Hong Kong’s Apple Daily went out with a bang, not a whimper last night, vowing to print a million copies amid fears that other pro-democracy organs may be next in line for Beijing’s ire.
Publication of the final issue had been brought forward from Saturday to Thursday after it became apparent authorities were unlikely to free assets necessary to pay staff.
Supporters standing in the rain outside Next Digital’s headquarters were joined by staff, both waving smartphone lights as they waited for copies of the paper. Reuters reported that there had been spontaneous applause within the building as the final edition went to press.
Earlier, it had been reported that opinion writer Yeung Ching-kee had been arrested “on suspicion of conspiring to collude with foreign countries or foreign forces to endanger national security” after urging readers to “never yield”.
By this morning, Apple Daily’s website contained only a note about cancelling subscriptions – and stopping the Google in-app purchase from taking their money.
“We would like to thank all of our readers, subscribers, advertisers, and Hongkonger for your loyal support.
“Good luck and goodbye,” it added.
However, Apple Daily Taiwan carried a report and pictures from the closing moments of its Hong Kong stablemate, linked here.
Now there are fears official attention will turn on other publishers including Stand News and Citizen News, staff of which were to wear black today to protest the “blow against freedom of the press”.
• WAN-Ifra and its World Editors Forum have condemned the closure of Apple Daily as a major blow to press freedom in Hong Kong.
“The enforced closure of Apple Daily signals the intent of the Hong Kong authorities to stifle criticism at all costs,” said WAN-Ifra chief executive Vincent Peyrègne. “Targeting journalism under the pretext of national security means the future for media freedom in Hong Kong looks increasingly bleak.
“Given the wide interpretation and targeted use of current national security laws, this would likely signal yet another powerful tool in the legal arsenal of a government determined to clampdown on opposition voices and, despite their claims, press freedom in the territory.”
Unhappy anniversary as pro-democracy paper faces last issue
Hong Kong’s Apple Daily could cease publication at the end of this week, 26 years after it was established and 25 after the UK handed control of the former colony to the Chinese.

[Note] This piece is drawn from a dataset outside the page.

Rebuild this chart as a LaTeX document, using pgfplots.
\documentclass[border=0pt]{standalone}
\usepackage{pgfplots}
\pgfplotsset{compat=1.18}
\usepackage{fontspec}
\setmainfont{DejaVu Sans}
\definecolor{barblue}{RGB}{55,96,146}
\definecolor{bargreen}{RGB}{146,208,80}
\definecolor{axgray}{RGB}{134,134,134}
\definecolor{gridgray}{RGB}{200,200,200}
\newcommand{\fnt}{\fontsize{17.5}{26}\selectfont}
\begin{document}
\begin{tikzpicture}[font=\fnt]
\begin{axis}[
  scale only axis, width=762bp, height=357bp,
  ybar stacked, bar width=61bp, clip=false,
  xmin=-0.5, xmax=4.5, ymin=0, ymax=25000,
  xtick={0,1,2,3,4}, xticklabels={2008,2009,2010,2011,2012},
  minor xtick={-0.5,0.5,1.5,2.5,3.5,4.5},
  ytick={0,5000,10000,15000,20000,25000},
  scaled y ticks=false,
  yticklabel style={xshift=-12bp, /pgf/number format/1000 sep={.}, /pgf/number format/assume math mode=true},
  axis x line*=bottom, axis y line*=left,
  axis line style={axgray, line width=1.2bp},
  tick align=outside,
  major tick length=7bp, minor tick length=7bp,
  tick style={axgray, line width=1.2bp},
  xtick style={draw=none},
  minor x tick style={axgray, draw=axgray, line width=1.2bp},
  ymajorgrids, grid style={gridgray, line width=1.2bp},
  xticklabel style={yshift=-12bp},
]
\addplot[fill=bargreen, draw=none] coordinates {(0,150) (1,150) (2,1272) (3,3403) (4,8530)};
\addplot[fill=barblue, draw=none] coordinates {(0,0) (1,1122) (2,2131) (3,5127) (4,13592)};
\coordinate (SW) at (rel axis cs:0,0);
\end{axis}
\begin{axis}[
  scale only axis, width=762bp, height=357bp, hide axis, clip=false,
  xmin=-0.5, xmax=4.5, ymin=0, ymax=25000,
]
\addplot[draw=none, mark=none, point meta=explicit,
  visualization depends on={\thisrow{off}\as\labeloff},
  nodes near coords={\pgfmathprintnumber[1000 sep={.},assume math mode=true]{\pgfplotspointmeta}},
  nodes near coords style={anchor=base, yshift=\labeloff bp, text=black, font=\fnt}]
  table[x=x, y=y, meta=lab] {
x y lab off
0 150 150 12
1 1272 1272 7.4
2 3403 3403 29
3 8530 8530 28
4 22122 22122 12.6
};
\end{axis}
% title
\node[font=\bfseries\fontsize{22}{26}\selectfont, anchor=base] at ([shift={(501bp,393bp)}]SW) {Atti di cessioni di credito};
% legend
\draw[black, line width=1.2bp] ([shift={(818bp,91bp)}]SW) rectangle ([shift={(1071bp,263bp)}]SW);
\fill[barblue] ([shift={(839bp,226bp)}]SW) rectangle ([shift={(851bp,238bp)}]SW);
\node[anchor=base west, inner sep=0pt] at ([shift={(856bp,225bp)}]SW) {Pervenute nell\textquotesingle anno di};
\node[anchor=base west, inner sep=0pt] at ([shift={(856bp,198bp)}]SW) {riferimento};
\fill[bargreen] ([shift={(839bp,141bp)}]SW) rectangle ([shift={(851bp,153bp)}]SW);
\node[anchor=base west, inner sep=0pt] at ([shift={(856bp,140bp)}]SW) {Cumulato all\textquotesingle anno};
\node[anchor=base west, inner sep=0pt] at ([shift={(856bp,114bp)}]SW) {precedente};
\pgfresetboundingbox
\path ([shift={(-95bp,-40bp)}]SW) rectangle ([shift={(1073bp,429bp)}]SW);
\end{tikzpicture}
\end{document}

Parent company Next Digital says it will decide on Friday whether to shut down, pending an appeal to have the group’s assets unfrozen. The board had sent a letter to Hong Kong’s secretary for security John Lee, requesting that some of the company’s assets be unfrozen so that employees can be paid.
If the decision is taken on Friday to cease operations, it says the online news section of Apple Daily is expected to stop updating on Saturday morning at the earliest, while the final print edition will also be published on Saturday.
“Next Digital is due to pay its staff at the end of the month, which leaves fewer than ten days before the company risks being in breach of labour laws due to salary arrears.”
Apple Daily reported that on Thursday, assets worth HK$18 million (A$3.08 million) held by three Next Digital companies were frozen, with the police warning seven local banks not to deal with the assets.
The action happened as 500 police officers carried out a search at Next Digital’s headquarters in Tseung Kwan O and arrested five company executives on suspicion of colluding with foreign forces or external elements to endanger national security.
Two of the five, Next Digital chief executive Cheung Kim-hung and Apple Daily editor-in-chief Ryan Law were charged with this offence and denied bail on Saturday, the paper reported.
In an article translated from Chinese by Apple Daily, Lo Fung wrote, “Without freedom of press, Hong Kong will lose its greatest institutional edge, which is also the greatest appeal to investors. The only question is whether the central government, the SAR government and the pro-Beijing camp understand this logic.”